Vintage Tube amps


Question
I’ve heard a tube amp once and the midrange was just stupid. I mean wow….but the high sounded set back and were almost inaudble drowned out by the mid range. Was that just the system or is that all vintagetube gear?  It was just a 2 watt amp and it was on Zu dirty weekend speakers. 
If you use say a rebuilt Dynaco st70 and use a quality tube pre will the highs always feel as fessed or if you set it up correctly will they feel more natural to the music? I’m thinking just the set up made it sound like it did. 2 watts and Zu full range drivers….bad room….

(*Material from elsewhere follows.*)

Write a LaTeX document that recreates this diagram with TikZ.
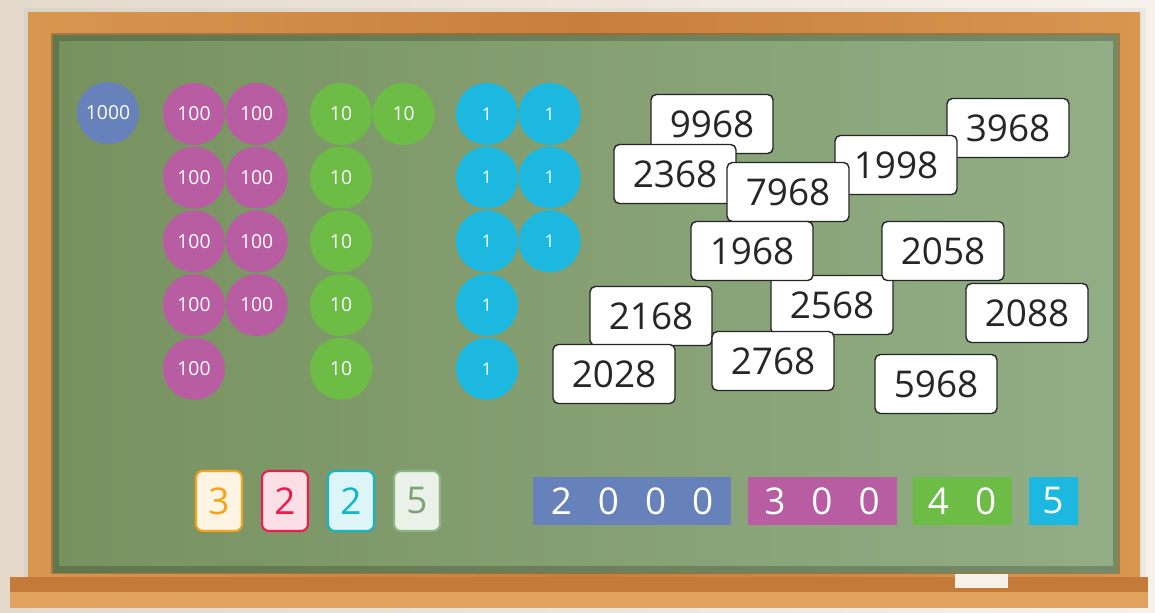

I don’t care so much about bottome extension because I love subwoofers but I love the mid range I heard and just want the high end to not be such a struggle to hear…i

any opinions would be welcome 
bear1971
Obviously, most tube amps are not like that, but the sound of any amp is affected by the impedance curve of the speakers it is driving.
A high output impedance tube amp + a speaker with a low and falling impedance in the high frequencies will sound rolled-off! Conversely a speaker with a rising impedance in the bass frequencies will sound excessively heavy! 
Tube amps with output impedance of 1 ohm and higher will act like "tone controls" as they track speakers' impedance curves! 
Most of the best systems I’ve heard had tube amps....some old, some new. How they sound depends on a ton of variables, but the sound on all of them can be tailored a bit by the tube choices. At their best, tube amps offer great frequency response, and a holographic image.
Every audiophile should be required to listen to a vintage Dynaco ST70 with quality tubes.  

It will provide the floor for how good a low cost tube amplifier can sound.